If you notice, in most of the prints the angle of the print is always 45 degrees. This is because at an angle of 45 degrees, both the X and the Y motors work at equal speeds. This increases the speed of completing the infill.
Sometime you will be in a situation where changing the angle of the infill can hold some weak parts stronger. But changing the angle would decrease the speed. The best solution to avoid this problem will be to position the model in the right alignment with the infill in the slicing software itself.
You can achieve a stronger bond of infill with the wall by increasing the value of infill overlap. Infill overlap is a parameter which when increased increases the intersection of the infill with the inner wall of the outline.
Gradient and Gradual Infill
If you want your infill to hold stronger towards the walls of the 3D print, then the best way to do this is by using gradient infill. The gradient infill has the infill density changing through the XY plane. The infill density becomes higher as we approach the outline of the model.

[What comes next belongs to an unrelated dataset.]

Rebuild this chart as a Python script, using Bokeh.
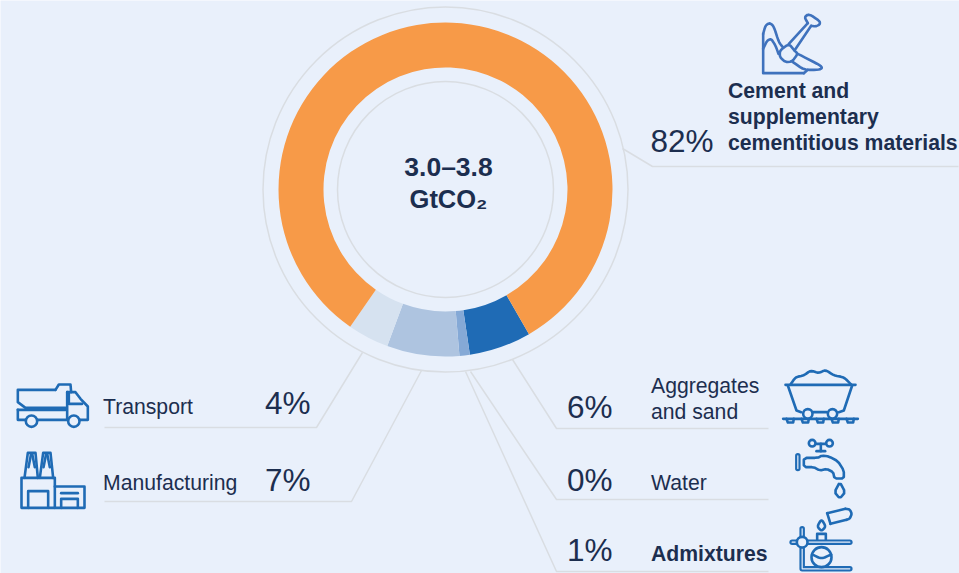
from bokeh.plotting import figure
from bokeh.embed import file_html
from bokeh.resources import INLINE
from bokeh.core.properties import value
from bokeh.models import Range1d
import math

W, H = 959, 573
BG = "#e9f0fb"
INK = "#1c2e4f"
RULE = "#d9dde2"
BLUE = "#1f6bb5"
FONT = "Liberation Sans"

# ---- data ----
ring_names = ["Aggregates and sand", "Admixtures", "Manufacturing", "Transport", "Cement and supplementary cementitious materials"]
ring_values = [6, 1, 7, 4, 82]
ring_colors = ["#1f6bb5", "#85a9d6", "#aec4e0", "#d6e2f0", "#f79a48"]
center_lines = ["3.0–3.8", "GtCO₂"]
pct_labels = ["82%", "4%", "7%", "6%", "0%", "1%"]

p = figure(width=W, height=H, output_backend="svg", toolbar_location=None,
           x_range=Range1d(0, W), y_range=Range1d(0, H),
           min_border=0, outline_line_color=None, background_fill_color=BG,
           border_fill_color=BG, styles={"position": "absolute", "left": "0", "top": "0"})
p.axis.visible = False
p.grid.visible = False

def Y(y):
    return H - y

CX, CY = 445, 189
start = -60.0
a = start
starts, ends = [], []
for v in ring_values:
    b = a - v * 3.6
    starts.append(math.radians(b))
    ends.append(math.radians(a))
    a = b
p.annular_wedge(x=[CX] * 5, y=[Y(CY)] * 5, inner_radius=122, outer_radius=167,
                start_angle=starts, end_angle=ends, direction="anticlock",
                fill_color=ring_colors, line_color=None)

for r in (108, 182.5):
    p.circle(x=[CX], y=[Y(CY)], radius=r, fill_color=None, line_color=RULE, line_width=1.5)

def leader(pts):
    p.line([q[0] for q in pts], [Y(q[1]) for q in pts], line_color=RULE, line_width=1.5)

for pts in [
    [(622, 148), (652, 166), (958, 166)],
    [(362, 352), (316, 427), (104, 427)],
    [(421, 370), (351, 501), (104, 501)],
    [(512, 359), (556, 428), (768, 428)],
    [(470, 371), (556, 499), (768, 499)],
    [(465, 371), (556, 571), (768, 571)],
]:
    leader(pts)

def txt(x, y, s, size, bold=False, align="left"):
    # the renderer sets alphabetic text about 0.37 em under the anchor
    p.text([x], [Y(y - 0.37 * size)], text=[s], text_font=value(FONT), text_font_size=f"{size}px",
           text_font_style="bold" if bold else "normal", text_color=INK,
           text_align=align, text_baseline="alphabetic")

txt(448, 176, center_lines[0], 26.5, True, "center")
txt(448, 208, center_lines[1], 25.5, True, "center")

for (x, y), s in zip([(713, 152), (310, 414), (310, 491), (612, 418), (612, 491), (612, 561)], pct_labels):
    txt(x, y, s, 31.5, False, "right")

for y, s in zip((98, 124, 150), ("Cement and", "supplementary", "cementitious materials")):
    txt(727.5, y, s, 21.2, True)
txt(102.5, 414, "Transport", 21.2)
txt(102.5, 490, "Manufacturing", 21.2)
txt(650.5, 393, "Aggregates", 21.2)
txt(650.5, 419, "and sand", 21.2)
txt(650.5, 490, "Water", 21.2)
txt(650.5, 561, "Admixtures", 21.2, True)

# ---- icons (outlines traced in 3x crop coordinates) ----
def smooth(path, n=1):
    pts = list(path)
    closed = pts[0] == pts[-1]
    for _ in range(n):
        out = [] if closed else [pts[0]]
        for q0, q1 in zip(pts, pts[1:]):
            out.append((0.8 * q0[0] + 0.2 * q1[0], 0.8 * q0[1] + 0.2 * q1[1]))
            out.append((0.2 * q0[0] + 0.8 * q1[0], 0.2 * q0[1] + 0.8 * q1[1]))
        if closed:
            out.append(out[0])
        else:
            out.append(pts[-1])
        pts = out
    return pts

def icon(ox, oy, paths, curves=(), circles=(), rods=(), color=BLUE, lw=2.6, n=1):
    all_paths = list(paths) + [smooth(c, n) for c in curves]
    for path in all_paths:
        p.line([ox + q[0] / 3 for q in path], [Y(oy + q[1] / 3) for q in path],
               line_color=color, line_width=lw, line_cap="round", line_join="round")
    for path in rods:
        xs = [ox + q[0] / 3 for q in path]
        ys = [Y(oy + q[1] / 3) for q in path]
        p.line(xs, ys, line_color=color, line_width=5.5, line_cap="round", line_join="round")
        p.line(xs, ys, line_color=BG, line_width=1.2, line_cap="round", line_join="round")
    for cx, cy, r in circles:
        p.circle(x=[ox + cx / 3], y=[Y(oy + cy / 3)], radius=r / 3, fill_color=BG,
                 line_color=color, line_width=lw)

# heap and shovel
icon(720, 0, [
    [(250, 218), (128, 218), (128, 100)],
    [(250, 218), (262, 208)],
    [(205, 130), (262, 68)],
    [(222, 150), (272, 76)],
], curves=[
    [(128, 100), (135, 75), (148, 67), (160, 78), (175, 125), (187, 140)],
    [(128, 145), (140, 120), (152, 115), (165, 135), (174, 160)],
    [(205, 130), (178, 150), (178, 170), (195, 185), (215, 183), (232, 160), (222, 150), (205, 130)],
    [(262, 68), (252, 50), (265, 40), (298, 62), (298, 72), (285, 78), (272, 76)],
    [(232, 160), (300, 195), (305, 203), (295, 208), (250, 208), (215, 183)],
], color="#3f72bd", n=2)

# truck
icon(0, 370, [
    [(52, 118), (195, 118)],
    [(205, 68), (205, 100), (245, 100)],
    [(200, 65), (200, 148), (112, 148)],
    [(52, 118), (52, 148), (75, 148)],
    [(165, 58), (52, 58), (52, 95), (75, 112), (195, 112)],
    [(165, 58), (175, 42), (210, 42), (212, 65)],
    [(200, 65), (225, 65), (240, 85), (262, 108), (262, 148), (240, 148)],
], circles=[(93, 152, 17), (220, 152, 17)])

# factory
icon(0, 370, [
    [(63, 322), (163, 322), (163, 412), (63, 412), (63, 322)],
    [(163, 348), (252, 348), (252, 412), (163, 412)],
    [(83, 412), (83, 362), (143, 362), (143, 412)],
    [(182, 412), (182, 385), (232, 385), (232, 412)],
    [(182, 368), (232, 368)],
    [(72, 322), (82, 247), (105, 247), (112, 322)],
    [(118, 322), (128, 247), (150, 247), (158, 322)],
    [(92, 250), (84, 290)],
    [(95, 250), (103, 290)],
    [(137, 250), (129, 290)],
    [(140, 250), (148, 290)],
])

# mine cart
icon(760, 360, [
    [(75, 73), (285, 73)],
    [(82, 75), (108, 150), (122, 155)],
    [(275, 75), (250, 150), (235, 155)],
    [(158, 155), (198, 155)],
    [(68, 175), (292, 175)],
    [(78, 175), (82, 186), (98, 186), (100, 175)],
    [(123, 175), (127, 186), (143, 186), (145, 175)],
    [(168, 175), (172, 186), (188, 186), (190, 175)],
    [(213, 175), (217, 186), (233, 186), (235, 175)],
    [(258, 175), (262, 186), (278, 186), (280, 175)],
], curves=[
    [(90, 72), (105, 50), (130, 45), (150, 30), (175, 38), (195, 28), (220, 45), (250, 50), (272, 72)],
], circles=[(142, 160, 14), (216, 160, 14)], n=2)

# tap
icon(760, 360, [
    [(168, 250), (194, 250)],
    [(181, 250), (181, 272)],
    [(168, 272), (194, 272)],
], curves=[
    [(130, 292), (172, 292), (185, 285), (205, 288), (232, 302), (250, 330), (250, 354), (222, 354),
     (218, 335), (198, 325), (178, 330), (160, 320), (130, 320), (130, 292)],
    [(238, 365), (222, 395), (238, 414), (254, 395), (238, 365)],
], rods=[[(112, 286), (112, 324)]], circles=[(155, 248, 10), (207, 248, 10)])

# flask on a stand
icon(760, 360, [
    [(170, 540), (170, 520), (196, 520), (196, 540)],
    [(200, 458), (255, 445)],
    [(210, 490), (258, 478)],
    [(200, 458), (210, 490)],
], curves=[
    [(255, 445), (268, 447), (274, 460), (268, 474), (258, 478)],
    [(183, 476), (170, 498), (183, 512), (196, 498), (183, 476)],
], rods=[
    [(95, 545), (268, 545)],
    [(125, 505), (125, 530)],
    [(125, 565), (125, 625), (268, 625)],
], circles=[(183, 590, 30), (125, 545, 16)], n=2)
icon(760, 360, [], curves=[[(155, 582), (183, 595), (212, 582)]], n=2)

open("out.html", "w").write(file_html(p, INLINE))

This is one if the most efficient way of adding more strength to the model. The only downside of this approach is that it takes more printing time.
There is a similar type of printing called gradual infill in which the infill density changes through the Z axis.
Thickness of Infill
Use thick infill to get more strength and rigidity. Printing very thin infill will make the structure prone to damage under stress.
Multiple Infill Densities
Some of the new 3D printing software comes with powerful tools to change the infill density multiple times in a single model.
One of the main advantages of this method is the intelligent use of material in places that needs strength in a model. Here you don’t have to use a high infill density through the entire model to hold just one portion of the print strongly.